(What to do) Tally the lines of the listing that contain the word "this", then give the total and nothing else.

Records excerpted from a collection
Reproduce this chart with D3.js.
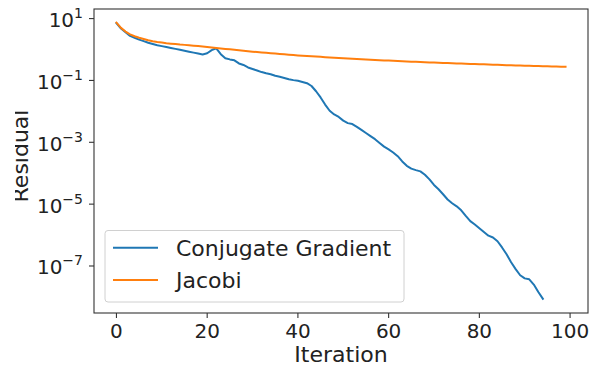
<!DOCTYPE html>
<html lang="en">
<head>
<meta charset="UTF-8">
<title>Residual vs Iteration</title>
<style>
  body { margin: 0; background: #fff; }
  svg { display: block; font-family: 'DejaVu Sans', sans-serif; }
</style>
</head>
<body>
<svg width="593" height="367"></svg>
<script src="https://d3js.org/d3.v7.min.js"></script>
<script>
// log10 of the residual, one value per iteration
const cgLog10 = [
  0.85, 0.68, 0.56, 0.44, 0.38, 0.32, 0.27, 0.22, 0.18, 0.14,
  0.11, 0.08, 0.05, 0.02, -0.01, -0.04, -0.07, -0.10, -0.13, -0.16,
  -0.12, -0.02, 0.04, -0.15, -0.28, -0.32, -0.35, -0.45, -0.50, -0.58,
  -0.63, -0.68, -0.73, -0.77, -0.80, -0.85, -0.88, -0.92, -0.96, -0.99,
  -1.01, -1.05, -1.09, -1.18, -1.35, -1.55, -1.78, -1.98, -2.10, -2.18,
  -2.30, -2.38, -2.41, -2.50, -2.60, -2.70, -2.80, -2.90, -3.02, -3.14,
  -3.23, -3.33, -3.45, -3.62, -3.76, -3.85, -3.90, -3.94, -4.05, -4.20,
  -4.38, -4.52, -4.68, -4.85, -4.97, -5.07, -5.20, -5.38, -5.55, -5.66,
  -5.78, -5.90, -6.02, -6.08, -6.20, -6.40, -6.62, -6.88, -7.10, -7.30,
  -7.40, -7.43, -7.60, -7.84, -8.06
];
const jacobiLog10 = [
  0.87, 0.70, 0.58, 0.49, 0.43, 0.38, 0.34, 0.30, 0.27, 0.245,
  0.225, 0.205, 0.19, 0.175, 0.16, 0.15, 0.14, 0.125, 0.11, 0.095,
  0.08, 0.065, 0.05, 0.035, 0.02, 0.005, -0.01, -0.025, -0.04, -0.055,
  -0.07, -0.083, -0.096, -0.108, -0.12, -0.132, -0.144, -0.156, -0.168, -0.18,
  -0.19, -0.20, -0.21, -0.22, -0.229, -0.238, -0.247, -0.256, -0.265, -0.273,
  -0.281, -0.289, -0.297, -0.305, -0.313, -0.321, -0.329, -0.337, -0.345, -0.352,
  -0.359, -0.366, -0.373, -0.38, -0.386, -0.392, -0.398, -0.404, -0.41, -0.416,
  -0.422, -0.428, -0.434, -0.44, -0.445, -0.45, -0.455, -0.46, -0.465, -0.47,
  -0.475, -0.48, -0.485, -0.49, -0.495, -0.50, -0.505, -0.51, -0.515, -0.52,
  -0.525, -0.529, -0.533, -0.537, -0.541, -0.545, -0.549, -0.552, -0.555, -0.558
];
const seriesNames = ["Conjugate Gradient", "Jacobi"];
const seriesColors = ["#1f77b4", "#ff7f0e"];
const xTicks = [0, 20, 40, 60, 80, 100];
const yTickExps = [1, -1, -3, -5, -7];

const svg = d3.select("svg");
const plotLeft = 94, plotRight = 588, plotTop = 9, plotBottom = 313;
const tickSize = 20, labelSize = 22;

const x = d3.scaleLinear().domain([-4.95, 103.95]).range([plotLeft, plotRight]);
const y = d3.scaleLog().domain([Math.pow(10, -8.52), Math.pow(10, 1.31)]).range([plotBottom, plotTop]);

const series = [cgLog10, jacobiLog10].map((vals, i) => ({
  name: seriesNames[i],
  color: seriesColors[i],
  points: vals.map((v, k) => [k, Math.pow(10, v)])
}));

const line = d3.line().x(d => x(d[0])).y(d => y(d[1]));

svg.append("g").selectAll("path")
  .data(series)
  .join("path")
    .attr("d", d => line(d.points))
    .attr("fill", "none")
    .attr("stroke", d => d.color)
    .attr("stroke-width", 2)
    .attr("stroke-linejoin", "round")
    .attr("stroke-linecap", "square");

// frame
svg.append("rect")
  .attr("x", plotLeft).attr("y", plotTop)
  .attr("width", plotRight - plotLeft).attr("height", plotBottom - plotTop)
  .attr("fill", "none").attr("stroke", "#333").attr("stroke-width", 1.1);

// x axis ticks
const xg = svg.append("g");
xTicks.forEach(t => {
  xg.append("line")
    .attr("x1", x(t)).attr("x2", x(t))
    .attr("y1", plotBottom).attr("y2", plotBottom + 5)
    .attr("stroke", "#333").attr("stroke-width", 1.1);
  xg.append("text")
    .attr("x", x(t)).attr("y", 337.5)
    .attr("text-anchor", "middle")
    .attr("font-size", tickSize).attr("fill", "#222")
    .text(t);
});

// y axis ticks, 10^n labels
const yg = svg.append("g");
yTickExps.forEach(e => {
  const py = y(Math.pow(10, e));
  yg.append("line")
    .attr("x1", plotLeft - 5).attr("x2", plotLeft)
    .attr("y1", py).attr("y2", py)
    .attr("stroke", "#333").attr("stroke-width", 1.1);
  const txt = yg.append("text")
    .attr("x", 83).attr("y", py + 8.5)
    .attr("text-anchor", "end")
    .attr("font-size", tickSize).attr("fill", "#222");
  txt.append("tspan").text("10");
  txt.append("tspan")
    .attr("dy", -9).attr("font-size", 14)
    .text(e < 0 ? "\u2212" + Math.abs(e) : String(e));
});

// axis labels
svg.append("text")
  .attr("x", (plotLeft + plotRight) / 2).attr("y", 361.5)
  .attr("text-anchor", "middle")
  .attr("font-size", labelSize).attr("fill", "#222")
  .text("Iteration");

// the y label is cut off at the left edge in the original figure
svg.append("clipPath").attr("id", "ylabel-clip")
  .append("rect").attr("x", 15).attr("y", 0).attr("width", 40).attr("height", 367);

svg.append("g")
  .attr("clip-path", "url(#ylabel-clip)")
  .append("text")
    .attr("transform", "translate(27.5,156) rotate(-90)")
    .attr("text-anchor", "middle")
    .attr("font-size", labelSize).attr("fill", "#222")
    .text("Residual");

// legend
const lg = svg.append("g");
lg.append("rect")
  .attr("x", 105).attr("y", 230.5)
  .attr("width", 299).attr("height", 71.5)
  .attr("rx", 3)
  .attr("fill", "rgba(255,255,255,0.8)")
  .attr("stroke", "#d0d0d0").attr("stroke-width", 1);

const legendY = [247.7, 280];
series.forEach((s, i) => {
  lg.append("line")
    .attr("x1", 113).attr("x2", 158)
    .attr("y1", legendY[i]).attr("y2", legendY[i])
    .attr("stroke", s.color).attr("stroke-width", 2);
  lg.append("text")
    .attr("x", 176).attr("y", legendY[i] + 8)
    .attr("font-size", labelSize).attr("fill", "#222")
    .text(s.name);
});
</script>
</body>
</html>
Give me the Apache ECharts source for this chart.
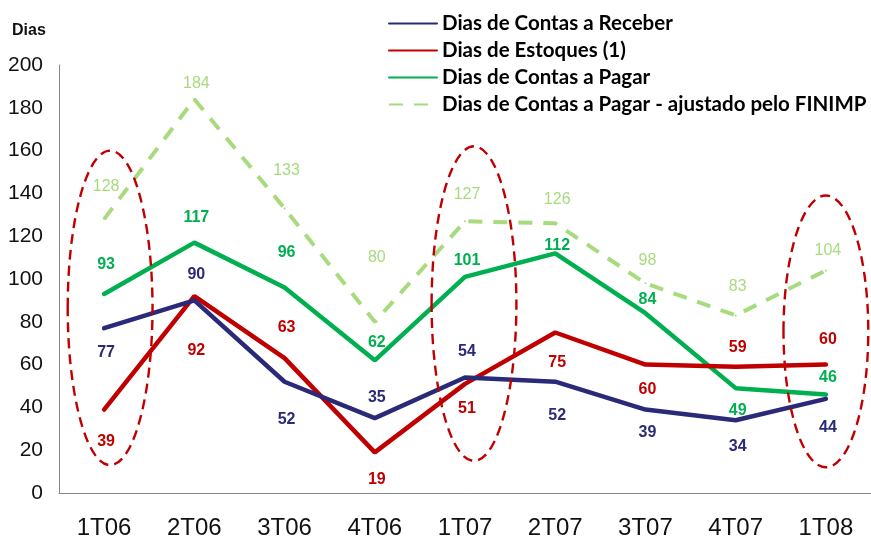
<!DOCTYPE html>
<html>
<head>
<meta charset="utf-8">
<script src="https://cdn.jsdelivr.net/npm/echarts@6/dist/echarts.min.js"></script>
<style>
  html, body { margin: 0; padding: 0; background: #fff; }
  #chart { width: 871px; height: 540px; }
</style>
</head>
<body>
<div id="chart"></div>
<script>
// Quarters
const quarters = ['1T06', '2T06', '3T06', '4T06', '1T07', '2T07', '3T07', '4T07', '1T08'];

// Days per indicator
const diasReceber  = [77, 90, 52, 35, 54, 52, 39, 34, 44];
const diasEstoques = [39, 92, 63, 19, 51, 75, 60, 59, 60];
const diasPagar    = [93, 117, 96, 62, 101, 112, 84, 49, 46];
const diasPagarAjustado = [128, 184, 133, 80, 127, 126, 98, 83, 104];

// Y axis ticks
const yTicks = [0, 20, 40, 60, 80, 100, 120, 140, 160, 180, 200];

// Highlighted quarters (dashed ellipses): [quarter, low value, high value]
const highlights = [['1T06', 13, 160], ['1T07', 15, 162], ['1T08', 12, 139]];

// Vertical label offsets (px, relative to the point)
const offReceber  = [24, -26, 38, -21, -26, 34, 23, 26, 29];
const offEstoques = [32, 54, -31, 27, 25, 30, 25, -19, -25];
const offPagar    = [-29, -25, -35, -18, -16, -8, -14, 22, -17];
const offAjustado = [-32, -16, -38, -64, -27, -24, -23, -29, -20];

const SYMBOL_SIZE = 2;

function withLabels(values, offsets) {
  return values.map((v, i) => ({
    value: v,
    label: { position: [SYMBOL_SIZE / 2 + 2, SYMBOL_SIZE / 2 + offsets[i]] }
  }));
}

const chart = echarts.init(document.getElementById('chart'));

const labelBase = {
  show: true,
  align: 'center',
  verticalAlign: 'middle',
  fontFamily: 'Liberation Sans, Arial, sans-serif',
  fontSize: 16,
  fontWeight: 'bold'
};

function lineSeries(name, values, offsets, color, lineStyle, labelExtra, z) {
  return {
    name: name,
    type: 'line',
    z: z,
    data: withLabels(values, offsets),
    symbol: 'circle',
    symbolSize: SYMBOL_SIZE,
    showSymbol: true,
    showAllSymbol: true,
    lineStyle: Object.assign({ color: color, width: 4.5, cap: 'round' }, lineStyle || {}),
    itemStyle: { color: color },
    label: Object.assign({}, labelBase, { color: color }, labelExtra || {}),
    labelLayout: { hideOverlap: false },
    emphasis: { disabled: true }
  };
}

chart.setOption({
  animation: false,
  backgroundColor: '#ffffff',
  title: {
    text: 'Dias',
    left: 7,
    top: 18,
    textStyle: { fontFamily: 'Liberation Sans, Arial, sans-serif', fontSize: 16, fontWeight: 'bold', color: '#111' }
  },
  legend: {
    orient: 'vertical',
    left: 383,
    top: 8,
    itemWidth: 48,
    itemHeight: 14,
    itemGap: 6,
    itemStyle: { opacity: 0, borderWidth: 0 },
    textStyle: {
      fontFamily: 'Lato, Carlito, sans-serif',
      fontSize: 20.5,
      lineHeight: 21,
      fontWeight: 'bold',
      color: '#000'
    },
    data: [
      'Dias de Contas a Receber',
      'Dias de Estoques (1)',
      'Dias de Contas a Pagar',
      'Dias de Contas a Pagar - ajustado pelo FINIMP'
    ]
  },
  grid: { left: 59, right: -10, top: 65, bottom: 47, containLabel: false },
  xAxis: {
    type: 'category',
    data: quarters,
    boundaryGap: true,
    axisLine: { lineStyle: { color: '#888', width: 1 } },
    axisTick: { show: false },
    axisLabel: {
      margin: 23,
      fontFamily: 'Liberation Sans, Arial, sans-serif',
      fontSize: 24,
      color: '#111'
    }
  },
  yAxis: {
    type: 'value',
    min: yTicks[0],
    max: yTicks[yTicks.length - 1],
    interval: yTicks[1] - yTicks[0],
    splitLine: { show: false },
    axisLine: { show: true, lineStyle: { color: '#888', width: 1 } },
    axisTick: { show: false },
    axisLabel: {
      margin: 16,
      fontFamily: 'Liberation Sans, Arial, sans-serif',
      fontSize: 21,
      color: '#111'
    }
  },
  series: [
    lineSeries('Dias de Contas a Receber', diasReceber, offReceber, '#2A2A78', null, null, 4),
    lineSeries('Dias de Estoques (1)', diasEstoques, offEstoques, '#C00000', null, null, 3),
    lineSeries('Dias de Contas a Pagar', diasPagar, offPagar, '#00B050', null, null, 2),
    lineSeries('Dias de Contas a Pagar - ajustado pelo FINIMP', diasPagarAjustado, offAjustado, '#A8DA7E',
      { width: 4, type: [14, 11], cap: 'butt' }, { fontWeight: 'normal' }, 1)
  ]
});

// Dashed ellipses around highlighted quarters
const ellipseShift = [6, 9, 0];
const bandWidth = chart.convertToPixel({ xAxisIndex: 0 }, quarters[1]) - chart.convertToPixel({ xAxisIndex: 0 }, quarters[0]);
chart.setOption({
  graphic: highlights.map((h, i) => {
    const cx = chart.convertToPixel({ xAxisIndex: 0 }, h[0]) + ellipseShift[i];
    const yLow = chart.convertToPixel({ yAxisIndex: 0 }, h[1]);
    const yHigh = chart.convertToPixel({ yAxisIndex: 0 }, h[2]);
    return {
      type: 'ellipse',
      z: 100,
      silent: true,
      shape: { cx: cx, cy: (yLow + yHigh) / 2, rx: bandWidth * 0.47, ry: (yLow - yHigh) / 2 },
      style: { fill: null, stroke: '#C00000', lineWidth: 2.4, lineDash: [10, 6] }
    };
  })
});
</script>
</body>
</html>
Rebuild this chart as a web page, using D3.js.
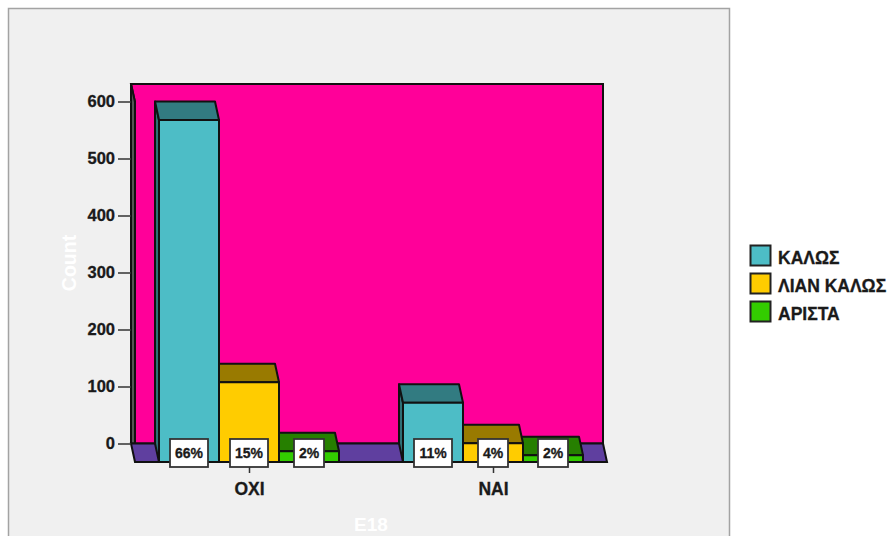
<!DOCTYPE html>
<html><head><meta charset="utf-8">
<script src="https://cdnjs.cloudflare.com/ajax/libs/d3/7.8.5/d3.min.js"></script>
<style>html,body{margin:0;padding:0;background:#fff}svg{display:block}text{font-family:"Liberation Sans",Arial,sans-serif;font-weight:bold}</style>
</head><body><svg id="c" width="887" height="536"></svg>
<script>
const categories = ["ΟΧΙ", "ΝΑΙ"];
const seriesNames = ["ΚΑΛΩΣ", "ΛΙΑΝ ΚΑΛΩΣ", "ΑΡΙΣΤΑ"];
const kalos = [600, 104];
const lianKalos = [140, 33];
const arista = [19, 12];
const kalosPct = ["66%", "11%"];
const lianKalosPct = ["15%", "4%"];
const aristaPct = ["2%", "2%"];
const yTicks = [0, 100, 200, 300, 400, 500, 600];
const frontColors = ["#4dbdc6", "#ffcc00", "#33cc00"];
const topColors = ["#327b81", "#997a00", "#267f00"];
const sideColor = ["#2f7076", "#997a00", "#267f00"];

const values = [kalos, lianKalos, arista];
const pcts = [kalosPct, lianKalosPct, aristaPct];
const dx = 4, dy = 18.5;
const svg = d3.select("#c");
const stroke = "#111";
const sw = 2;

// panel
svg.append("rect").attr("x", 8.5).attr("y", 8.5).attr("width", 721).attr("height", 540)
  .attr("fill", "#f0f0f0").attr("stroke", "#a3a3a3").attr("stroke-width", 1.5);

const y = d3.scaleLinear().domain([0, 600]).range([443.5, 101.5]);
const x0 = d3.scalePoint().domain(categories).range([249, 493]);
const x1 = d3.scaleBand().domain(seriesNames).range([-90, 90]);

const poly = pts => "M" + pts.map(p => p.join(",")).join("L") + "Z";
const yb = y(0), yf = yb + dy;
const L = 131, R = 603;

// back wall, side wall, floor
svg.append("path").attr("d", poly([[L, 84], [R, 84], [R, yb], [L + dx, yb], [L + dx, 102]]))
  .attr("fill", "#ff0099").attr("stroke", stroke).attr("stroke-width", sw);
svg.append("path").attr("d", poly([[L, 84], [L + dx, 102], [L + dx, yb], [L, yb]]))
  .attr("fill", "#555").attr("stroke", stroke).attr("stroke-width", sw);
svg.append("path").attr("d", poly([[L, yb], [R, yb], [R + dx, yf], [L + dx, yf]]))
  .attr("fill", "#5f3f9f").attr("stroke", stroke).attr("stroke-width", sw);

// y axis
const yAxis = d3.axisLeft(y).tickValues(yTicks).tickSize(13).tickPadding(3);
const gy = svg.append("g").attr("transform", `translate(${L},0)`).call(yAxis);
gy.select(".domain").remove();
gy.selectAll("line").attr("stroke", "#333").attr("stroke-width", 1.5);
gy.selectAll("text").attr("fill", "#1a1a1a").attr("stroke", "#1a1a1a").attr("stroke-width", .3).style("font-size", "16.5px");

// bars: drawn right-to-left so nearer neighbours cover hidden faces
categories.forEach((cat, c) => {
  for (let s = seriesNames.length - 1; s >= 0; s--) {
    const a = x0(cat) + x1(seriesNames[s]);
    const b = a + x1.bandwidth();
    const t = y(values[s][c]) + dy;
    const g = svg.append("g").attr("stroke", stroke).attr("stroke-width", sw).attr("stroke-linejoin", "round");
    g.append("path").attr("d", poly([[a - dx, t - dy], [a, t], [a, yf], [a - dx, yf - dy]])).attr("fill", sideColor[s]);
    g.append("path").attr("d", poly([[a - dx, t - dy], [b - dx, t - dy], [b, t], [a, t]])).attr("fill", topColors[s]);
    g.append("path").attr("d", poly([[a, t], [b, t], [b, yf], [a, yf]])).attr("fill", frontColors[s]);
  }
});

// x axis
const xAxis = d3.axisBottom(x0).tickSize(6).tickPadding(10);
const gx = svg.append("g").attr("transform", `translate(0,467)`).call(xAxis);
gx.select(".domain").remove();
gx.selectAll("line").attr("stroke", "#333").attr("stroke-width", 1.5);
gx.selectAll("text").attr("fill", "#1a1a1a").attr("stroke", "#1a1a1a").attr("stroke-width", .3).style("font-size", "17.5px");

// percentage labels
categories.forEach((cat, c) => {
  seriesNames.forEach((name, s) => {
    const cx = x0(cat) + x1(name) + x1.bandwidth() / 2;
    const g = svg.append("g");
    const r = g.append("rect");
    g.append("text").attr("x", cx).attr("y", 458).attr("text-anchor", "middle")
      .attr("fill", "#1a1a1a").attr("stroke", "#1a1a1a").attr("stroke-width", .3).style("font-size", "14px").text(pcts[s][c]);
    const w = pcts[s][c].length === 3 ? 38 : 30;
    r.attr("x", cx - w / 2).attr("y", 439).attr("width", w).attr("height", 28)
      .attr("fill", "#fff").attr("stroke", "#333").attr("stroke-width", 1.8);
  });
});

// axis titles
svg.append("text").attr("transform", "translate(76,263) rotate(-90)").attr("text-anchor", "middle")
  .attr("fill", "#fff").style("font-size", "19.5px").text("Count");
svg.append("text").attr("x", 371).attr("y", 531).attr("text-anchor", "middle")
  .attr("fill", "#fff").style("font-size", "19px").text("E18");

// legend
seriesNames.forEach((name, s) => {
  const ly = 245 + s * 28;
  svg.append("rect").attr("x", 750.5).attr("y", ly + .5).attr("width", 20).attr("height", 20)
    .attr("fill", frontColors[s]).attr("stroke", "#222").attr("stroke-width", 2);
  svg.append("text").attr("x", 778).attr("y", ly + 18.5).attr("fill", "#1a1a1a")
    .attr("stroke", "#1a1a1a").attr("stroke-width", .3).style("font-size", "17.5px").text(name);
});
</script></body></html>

(Solution) 3